As difficult as any future talks will be, the fact is that the Israeli-Palestinian peace process has returned to mainstream discourse in a way that is not likely what Hamas had calculated would happen. While the precise rationale for Hamas' Oct. 7 attacks on Israel remains unclear, the assault was likely partially aimed at disrupting Arab-Israeli normalization and reviving armed resistance to the Jewish State. To that end, the subsequent outbreak of the Hamas-Israel war has put a notional Israeli-Saudi normalization deal on ice, while also forcing regional governments that had recently drawn closer to Israel to publicly condemn Israeli actions in Gaza. However, the underlying drivers for Arab-Israeli rapprochement will remain intact once the current conflict is over. Among other factors, shared suspicion of Iran and the potential for mutually beneficial economic cooperation — not to mention strong pressure from the United States — will strongly incentivize more Arab countries to normalize their relations with Israel in the coming years, and finding some sort of resolution to the Israeli-Palestinian conflict will be necessary as part of that process. 

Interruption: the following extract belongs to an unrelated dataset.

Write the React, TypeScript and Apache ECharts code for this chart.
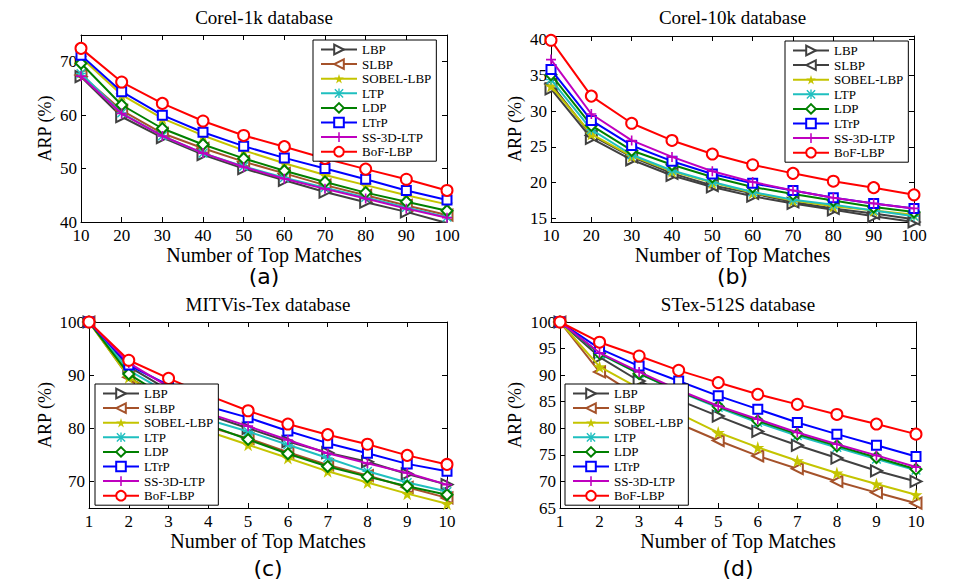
import React, { useEffect, useRef } from 'react';
import * as echarts from 'echarts';

// ---------- data ----------
const methods = ['LBP', 'SLBP', 'SOBEL-LBP', 'LTP', 'LDP', 'LTrP', 'SS-3D-LTP', 'BoF-LBP'];
const topMatchesCorel = [10, 20, 30, 40, 50, 60, 70, 80, 90, 100];
const topMatchesTex = [1, 2, 3, 4, 5, 6, 7, 8, 9, 10];

// rows follow `methods` order
const corel1kARP = [
  [67.2, 59.7, 55.8, 52.6, 50.0, 47.8, 45.6, 43.7, 41.9, 39.8],
  [67.5, 60.9, 56.6, 53.8, 51.3, 49.1, 46.9, 45.0, 43.1, 41.3],
  [70.8, 63.8, 59.4, 56.2, 53.4, 51.0, 48.8, 46.9, 45.0, 43.3],
  [67.8, 60.4, 56.1, 52.9, 50.4, 48.3, 46.4, 44.6, 42.7, 40.9],
  [69.7, 61.9, 57.5, 54.5, 51.9, 49.6, 47.5, 45.5, 43.8, 42.1],
  [71.2, 64.4, 60.0, 56.8, 54.2, 52.0, 50.0, 48.0, 45.9, 44.1],
  [67.3, 60.3, 56.1, 52.9, 50.3, 48.1, 46.2, 44.4, 42.5, 40.8],
  [72.5, 66.2, 62.2, 58.9, 56.2, 54.1, 51.9, 49.9, 48.0, 45.9],
];
const corel10kARP = [
  [33.1, 26.2, 23.2, 21.0, 19.4, 18.1, 17.1, 16.2, 15.3, 14.5],
  [33.8, 26.6, 23.6, 21.3, 19.6, 18.5, 17.3, 16.4, 15.7, 14.9],
  [33.5, 26.8, 23.7, 21.6, 20.0, 18.6, 17.5, 16.7, 16.1, 15.5],
  [34.4, 27.4, 23.9, 21.7, 20.1, 18.7, 17.6, 16.9, 16.1, 15.3],
  [35.1, 28.0, 24.5, 22.5, 20.8, 19.4, 18.4, 17.5, 16.6, 15.9],
  [35.8, 28.7, 25.2, 23.0, 21.2, 19.9, 18.9, 17.9, 17.1, 16.4],
  [37.2, 29.6, 25.9, 23.6, 21.6, 20.1, 18.9, 17.9, 17.1, 16.4],
  [39.9, 32.1, 28.3, 25.9, 24.0, 22.5, 21.3, 20.2, 19.3, 18.3],
];
const mitVisTexARP = [
  [100, 91.6, 87.2, 82.5, 80.0, 77.5, 75.4, 73.7, 71.4, 69.4],
  [100, 89.6, 85.3, 80.3, 78.1, 75.5, 73.1, 71.1, 68.9, 66.9],
  [100, 89.6, 84.7, 79.4, 76.9, 74.4, 71.9, 69.8, 67.7, 65.8],
  [100, 90.9, 86.6, 81.6, 79.4, 76.9, 74.4, 71.9, 69.8, 68.1],
  [100, 90.2, 85.6, 80.6, 77.9, 75.2, 72.8, 70.9, 69.1, 67.5],
  [100, 91.9, 88.1, 84.1, 82.0, 79.5, 77.2, 75.3, 73.3, 71.9],
  [100, 92.3, 87.8, 82.8, 80.4, 77.8, 75.3, 73.4, 71.6, 69.4],
  [100, 92.8, 89.4, 86.2, 83.3, 80.8, 78.8, 77.0, 74.9, 73.2],
];
const stex512sARP = [
  [100, 93.4, 88.9, 85.3, 82.3, 79.4, 76.8, 74.4, 72.0, 70.0],
  [100, 90.6, 85.9, 80.9, 77.7, 74.8, 72.4, 70.0, 67.9, 65.9],
  [100, 91.6, 87.5, 82.8, 79.2, 76.4, 73.9, 71.6, 69.5, 67.5],
  [100, 94.0, 90.3, 86.9, 83.9, 81.1, 78.6, 76.4, 74.2, 72.1],
  [100, 94.1, 90.3, 87.0, 84.1, 81.4, 78.9, 76.7, 74.5, 72.3],
  [100, 95.0, 91.7, 88.9, 86.1, 83.6, 81.1, 78.9, 76.8, 74.7],
  [100, 94.2, 90.6, 87.2, 84.2, 81.7, 79.2, 77.0, 74.9, 72.7],
  [100, 96.2, 93.6, 90.9, 88.6, 86.4, 84.5, 82.6, 80.8, 78.9],
];

const corelXTicks = [10, 20, 30, 40, 50, 60, 70, 80, 90, 100];
const texXTicks = [1, 2, 3, 4, 5, 6, 7, 8, 9, 10];
const corel1kYTicks = [40, 50, 60, 70];
const corel10kYTicks = [15, 20, 25, 30, 35, 40];
const mitYTicks = [70, 80, 90, 100];
const stexYTicks = [65, 70, 75, 80, 85, 90, 95, 100];

// ---------- styles ----------
const SERIF = '"Liberation Serif", "Times New Roman", serif';
const SANS = '"DejaVu Sans", "Liberation Sans", sans-serif';
const defaultColors = ['#404040', '#A5522A', '#C4C400', '#1FBFBF', '#008000', '#0000FF', '#BF00BF', '#FF0000'];
const corel10kColors = ['#404040', '#404040', '#C4C400', '#1FBFBF', '#008000', '#0000FF', '#BF00BF', '#FF0000'];

const STAR = 'path://M50,0 L61,35 L98,35 L68,57 L79,91 L50,70 L21,91 L32,57 L2,35 L39,35 Z';
const ASTERISK = 'path://M43,0 H57 V100 H43 Z M0,43 H100 V57 H0 Z M12,2 L98,88 L88,98 L2,12 Z M88,2 L98,12 L12,98 L2,88 Z';
const PLUS = 'path://M42,0 H58 V100 H42 Z M0,42 H100 V58 H0 Z';
const symbols = [
  { symbol: 'emptyTriangle', size: 11, rotate: -90 },
  { symbol: 'emptyTriangle', size: 11, rotate: 90 },
  { symbol: STAR, size: 13, rotate: 0 },
  { symbol: ASTERISK, size: 10, rotate: 0 },
  { symbol: 'emptyDiamond', size: 11, rotate: 0 },
  { symbol: 'emptyRect', size: 9, rotate: 0 },
  { symbol: PLUS, size: 10, rotate: 0 },
  { symbol: 'emptyCircle', size: 11, rotate: 0 },
];

const panels = [
  {
    title: 'Corel-1k database', sub: '(a)', xs: topMatchesCorel, values: corel1kARP, colors: defaultColors,
    grid: { left: 81, top: 35, width: 366, height: 187 },
    xMin: 10, xMax: 100, xInterval: 10, xTicks: corelXTicks,
    yMin: 40, yMax: 75, yTicks: corel1kYTicks, yNameGap: 27,
    legend: { left: 313, top: 40 }, titleY: 17, subY: 276,
  },
  {
    title: 'Corel-10k database', sub: '(b)', xs: topMatchesCorel, values: corel10kARP, colors: corel10kColors,
    grid: { left: 551, top: 36, width: 363, height: 186 },
    xMin: 10, xMax: 100, xInterval: 10, xTicks: corelXTicks,
    yMin: 14.5, yMax: 40.5, yTicks: corel10kYTicks, yNameGap: 27,
    legend: { left: 785, top: 41 }, titleY: 17, subY: 276,
  },
  {
    title: 'MITVis-Tex database', sub: '(c)', xs: topMatchesTex, values: mitVisTexARP, colors: defaultColors,
    grid: { left: 89, top: 322, width: 358, height: 186 },
    xMin: 1, xMax: 10, xInterval: 1, xTicks: texXTicks,
    yMin: 65, yMax: 100, yTicks: mitYTicks, yNameGap: 35,
    legend: { left: 95, top: 384 }, titleY: 304, subY: 568,
  },
  {
    title: 'STex-512S database', sub: '(d)', xs: topMatchesTex, values: stex512sARP, colors: defaultColors,
    grid: { left: 560, top: 322, width: 356, height: 186 },
    xMin: 1, xMax: 10, xInterval: 1, xTicks: texXTicks,
    yMin: 65, yMax: 100, yTicks: stexYTicks, yNameGap: 36,
    legend: { left: 565, top: 384 }, titleY: 304, subY: 568,
  },
];

function buildOption() {
  const grid: any[] = [];
  const xAxis: any[] = [];
  const yAxis: any[] = [];
  const series: any[] = [];
  const legend: any[] = [];
  const graphic: any[] = [];

  const axisLine = { show: true, onZero: false, lineStyle: { color: '#000', width: 1 } };
  const tick = (vals: number[]) => ({ show: true, inside: true, length: 5, customValues: vals, lineStyle: { color: '#000', width: 1 } });

  panels.forEach((p, pi) => {
    grid.push({ ...p.grid, containLabel: false, show: false });
    const cx = p.grid.left + p.grid.width / 2;

    xAxis.push({
      type: 'value', gridIndex: pi, position: 'bottom', min: p.xMin, max: p.xMax, interval: p.xInterval,
      axisLine, axisTick: tick(p.xTicks), splitLine: { show: false },
      axisLabel: { customValues: p.xTicks, color: '#000', fontFamily: SERIF, fontSize: 17, margin: 5 },
      name: 'Number of Top Matches', nameLocation: 'middle', nameGap: 19,
      nameTextStyle: { color: '#000', fontFamily: SERIF, fontSize: 20, verticalAlign: 'top' },
    });
    xAxis.push({
      type: 'value', gridIndex: pi, position: 'top', min: p.xMin, max: p.xMax, interval: p.xInterval,
      axisLine, axisTick: tick(p.xTicks), splitLine: { show: false }, axisLabel: { show: false },
    });
    yAxis.push({
      type: 'value', gridIndex: pi, position: 'left', min: p.yMin, max: p.yMax,
      axisLine, axisTick: tick(p.yTicks), splitLine: { show: false },
      axisLabel: { customValues: p.yTicks, color: '#000', fontFamily: SERIF, fontSize: 17, margin: 4 },
      name: 'ARP (%)', nameLocation: 'middle', nameGap: p.yNameGap, nameRotate: 90,
      nameTextStyle: { color: '#000', fontFamily: SERIF, fontSize: 18 },
    });
    yAxis.push({
      type: 'value', gridIndex: pi, position: 'right', min: p.yMin, max: p.yMax,
      axisLine, axisTick: tick(p.yTicks), splitLine: { show: false }, axisLabel: { show: false },
    });

    const names: string[] = [];
    methods.forEach((m, mi) => {
      const name = `${m}#${pi}`;
      names.push(name);
      const s = symbols[mi];
      series.push({
        type: 'line', name, xAxisIndex: pi * 2, yAxisIndex: pi * 2,
        data: p.xs.map((x, i) => [x, p.values[mi][i]]),
        symbol: s.symbol, symbolSize: s.size, symbolRotate: s.rotate, showSymbol: true,
        lineStyle: { color: p.colors[mi], width: 2 },
        itemStyle: { color: p.colors[mi] },
        emphasis: { disabled: true }, silent: true, z: 2 + mi * 0.01,
      });
    });

    legend.push({
      show: true, orient: 'vertical', left: p.legend.left, top: p.legend.top, data: names,
      selectedMode: false, itemWidth: 36, itemHeight: 12, itemGap: 1.6,
      padding: [3, 5, 3, 7], borderColor: '#000', borderWidth: 1, backgroundColor: '#fff', borderRadius: 0,
      formatter: (n: string) => n.split('#')[0],
      textStyle: { color: '#000', fontFamily: SERIF, fontSize: 13, lineHeight: 13 },
      z: 10,
    });

    graphic.push({
      type: 'text', x: cx, y: p.titleY,
      style: { text: p.title, fill: '#000', font: `19px ${SERIF}`, textAlign: 'center', textVerticalAlign: 'middle' },
    });
    graphic.push({
      type: 'text', x: cx, y: p.subY,
      style: { text: p.sub, fill: '#000', font: `22px ${SANS}`, textAlign: 'center', textVerticalAlign: 'middle' },
    });
  });

  return { animation: false, backgroundColor: '#fff', grid, xAxis, yAxis, series, legend, graphic };
}

export default function App() {
  const ref = useRef<HTMLDivElement>(null);
  useEffect(() => {
    const chart = echarts.init(ref.current!, null, { renderer: 'svg' });
    chart.setOption(buildOption() as any);
    return () => chart.dispose();
  }, []);
  return (
    <div
      ref={ref}
      style={{ position: 'absolute', left: 0, top: 0, width: 954, height: 581, background: '#fff' }}
    />
  );
}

Perhaps ironically, therefore, Hamas' attacks violently showed that a return to the status quo ante is impossible and, in turn, the attacks may end up being the most significant impetus for a return to peace talks than anything else in the past two decades. While Israel's ongoing war against Hamas will force it (and the international community) to confront postwar governance in the Gaza Strip, the West Bank is actually where the most difficult questions will have to be tackled if there is ever to be a lasting peace between Israelis and Palestinians.